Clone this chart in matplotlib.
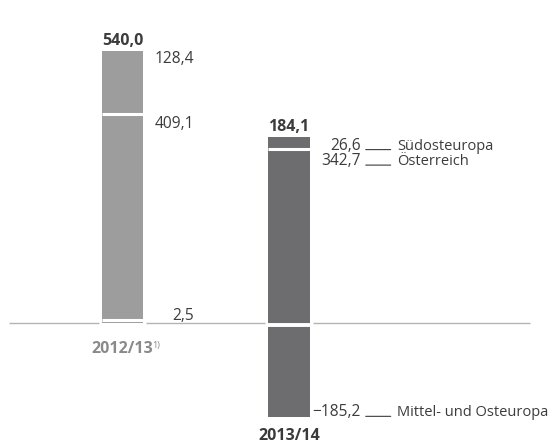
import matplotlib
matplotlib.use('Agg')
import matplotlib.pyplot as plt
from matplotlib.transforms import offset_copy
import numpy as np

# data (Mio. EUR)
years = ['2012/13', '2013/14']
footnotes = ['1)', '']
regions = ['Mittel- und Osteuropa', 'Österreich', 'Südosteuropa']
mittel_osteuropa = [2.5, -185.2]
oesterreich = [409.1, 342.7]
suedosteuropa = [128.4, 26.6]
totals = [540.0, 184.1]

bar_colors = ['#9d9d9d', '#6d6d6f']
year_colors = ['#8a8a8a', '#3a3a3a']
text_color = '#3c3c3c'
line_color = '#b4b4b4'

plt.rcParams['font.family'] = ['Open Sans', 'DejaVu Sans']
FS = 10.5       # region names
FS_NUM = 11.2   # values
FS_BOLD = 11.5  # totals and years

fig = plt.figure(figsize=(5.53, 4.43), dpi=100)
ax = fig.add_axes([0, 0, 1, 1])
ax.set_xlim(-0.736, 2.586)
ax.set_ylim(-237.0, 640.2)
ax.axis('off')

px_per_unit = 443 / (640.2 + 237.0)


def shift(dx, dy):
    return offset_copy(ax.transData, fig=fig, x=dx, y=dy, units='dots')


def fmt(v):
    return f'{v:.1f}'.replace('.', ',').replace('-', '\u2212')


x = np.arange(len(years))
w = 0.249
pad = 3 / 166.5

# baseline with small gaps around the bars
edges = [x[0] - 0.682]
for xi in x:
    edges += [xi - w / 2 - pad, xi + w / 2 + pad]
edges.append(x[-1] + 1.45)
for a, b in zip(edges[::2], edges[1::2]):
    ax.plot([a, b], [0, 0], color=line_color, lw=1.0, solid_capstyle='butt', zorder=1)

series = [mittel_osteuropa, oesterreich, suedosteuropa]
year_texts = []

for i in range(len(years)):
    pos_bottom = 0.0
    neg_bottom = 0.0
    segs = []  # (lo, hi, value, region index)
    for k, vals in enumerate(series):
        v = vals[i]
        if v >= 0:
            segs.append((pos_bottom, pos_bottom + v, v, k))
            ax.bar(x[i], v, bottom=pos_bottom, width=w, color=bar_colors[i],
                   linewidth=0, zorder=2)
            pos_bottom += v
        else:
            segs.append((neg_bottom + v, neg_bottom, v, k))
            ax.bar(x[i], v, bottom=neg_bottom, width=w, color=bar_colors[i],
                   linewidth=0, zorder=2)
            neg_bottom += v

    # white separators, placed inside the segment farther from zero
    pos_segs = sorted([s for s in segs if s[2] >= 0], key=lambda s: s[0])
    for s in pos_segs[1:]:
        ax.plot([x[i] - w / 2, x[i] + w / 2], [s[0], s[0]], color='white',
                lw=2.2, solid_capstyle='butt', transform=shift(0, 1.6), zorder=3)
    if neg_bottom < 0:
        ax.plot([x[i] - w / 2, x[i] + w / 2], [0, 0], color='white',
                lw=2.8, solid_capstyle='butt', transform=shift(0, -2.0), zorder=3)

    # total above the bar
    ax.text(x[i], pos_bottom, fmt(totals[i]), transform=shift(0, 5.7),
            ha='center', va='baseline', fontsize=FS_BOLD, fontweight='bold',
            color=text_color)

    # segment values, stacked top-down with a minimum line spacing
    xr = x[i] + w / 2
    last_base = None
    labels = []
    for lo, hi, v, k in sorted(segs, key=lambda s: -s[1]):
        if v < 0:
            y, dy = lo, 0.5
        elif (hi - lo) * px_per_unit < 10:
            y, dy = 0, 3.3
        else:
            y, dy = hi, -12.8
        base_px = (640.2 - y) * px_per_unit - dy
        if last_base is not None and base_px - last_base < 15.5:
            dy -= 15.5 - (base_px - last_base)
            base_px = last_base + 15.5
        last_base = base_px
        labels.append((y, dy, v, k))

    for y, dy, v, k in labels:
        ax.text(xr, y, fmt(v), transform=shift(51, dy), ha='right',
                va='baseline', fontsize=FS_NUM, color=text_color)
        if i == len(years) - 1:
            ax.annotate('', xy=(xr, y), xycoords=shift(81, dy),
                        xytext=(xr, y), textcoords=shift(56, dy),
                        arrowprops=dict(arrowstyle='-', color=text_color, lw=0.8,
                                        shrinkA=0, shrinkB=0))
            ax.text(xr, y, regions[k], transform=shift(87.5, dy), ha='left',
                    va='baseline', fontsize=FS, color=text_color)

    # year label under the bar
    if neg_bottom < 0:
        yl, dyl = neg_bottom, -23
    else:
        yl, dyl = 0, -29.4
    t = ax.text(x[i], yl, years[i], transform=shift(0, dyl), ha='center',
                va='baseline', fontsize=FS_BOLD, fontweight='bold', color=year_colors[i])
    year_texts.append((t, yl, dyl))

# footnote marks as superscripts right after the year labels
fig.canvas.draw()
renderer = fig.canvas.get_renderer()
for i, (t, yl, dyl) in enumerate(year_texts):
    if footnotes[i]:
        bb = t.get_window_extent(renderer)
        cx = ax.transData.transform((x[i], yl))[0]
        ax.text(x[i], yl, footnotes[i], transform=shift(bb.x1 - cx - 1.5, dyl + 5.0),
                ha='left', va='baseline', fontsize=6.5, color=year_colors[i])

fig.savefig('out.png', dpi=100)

**Written exercise:** Your task is to return the lines above, from the first one up to and including the line containing "import numpy as np", minus any pictures.

**Solution for this task:**
Clone this chart in matplotlib.
import matplotlib
matplotlib.use('Agg')
import matplotlib.pyplot as plt
from matplotlib.transforms import offset_copy
import numpy as np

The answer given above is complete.